クラゲ・ライダー

■ファインディング・ニモ■

最近ようやく「ファインディング・ニモ」を見た。いや楽しかったなー。もう何の不安もなく楽しめるっていう安心感が全編に漂っていて,いよいよもってハリウッドの3Dアニメは確固たるものになったなあと思うけど,同時に2Dアニメの方はほぼ息絶えたなと実感した。

以前も似たようなことを書いたけど,ここまで自在な映像を生み出すことができて,その上でハリウッド娯楽映画演出のノウハウをつぎ込めるんだったら,もうこの分野の豊作は当分約束されたようなものだ。ディズニーではなくピクサーの功績だと思うけど,これ見てるとスタジオの充実ぶりが伝わってくるよね。

水中(海中)が舞台ということで動きの幅が立体的なのは当然としても,カメラの移動に「いかにもCGだよ」という不自然なぐりぐり感がないのがいい。軽快ではあっても落ち着きがある。3Dゲームの視点移動や薄っぺらいCGアニメみたいにカメラを振り回さないところが立派だ。

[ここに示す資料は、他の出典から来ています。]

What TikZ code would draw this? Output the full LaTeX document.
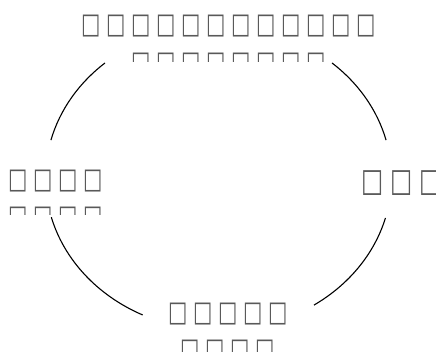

すごいだろーと技術を誇示する誘惑は小さくないはずだけど,そんなことより演出を優先させられるのが一流の証。だから目一杯エンタテインメントしてても安っぽさとは無縁のリッチな満足感がある。もうアニメとして作っているわけではないんだろうな。

その意識の違いがハリウッドの2Dと3Dにこんなにも大きな差をつけてしまったのかもしれない。

この話,普通ならさらわれたニモがいろんな冒険をしてたくましく成長するか,それとも彼をさがして旅する父親マーリンがその途中で様々な経験をして成長するというどちらかの物語になると思う。しかし,この作品では父子がともに成長して理解し合うという展開になっていて「あ,うまいなあ」と感心する。

この,"月並み"を一歩越えた,でも三歩も四歩も越えすぎて安心感を崩すような勇み足はしないというバランスが一流と二流を分けるのだと思う。ピクサーはそこを絶対に外さない。頼もしいなー。

CGらしく明るくクリアーな映像はたいへん気持ちがいい。鑑賞するなら大画面プロジェクターよりシャキッと締まったディスプレイの方が向いてるかもしれないが,いずれにしろ楽しいシーンばかり。名場面をひとつというのは選びにくいので個人的にこのシーンを挙げておこう。

マーリンとドリーがクラゲの大群に遭遇して一大事という場面だ。他にも派手なシーンはたくさんあるけど,僕は昔からクラゲのイメージにちょっとピピッとくるものがあるのでこのシーンは「うっ」となってしまった。なんかトラウマがあるのかなあ。DVDではチャプター14。

あと印象的だったのは歯医者の子ダーラ。悪ガキのイメージがホントによく出ていて,特にあの実に凶悪そうな顔には笑ってしまった。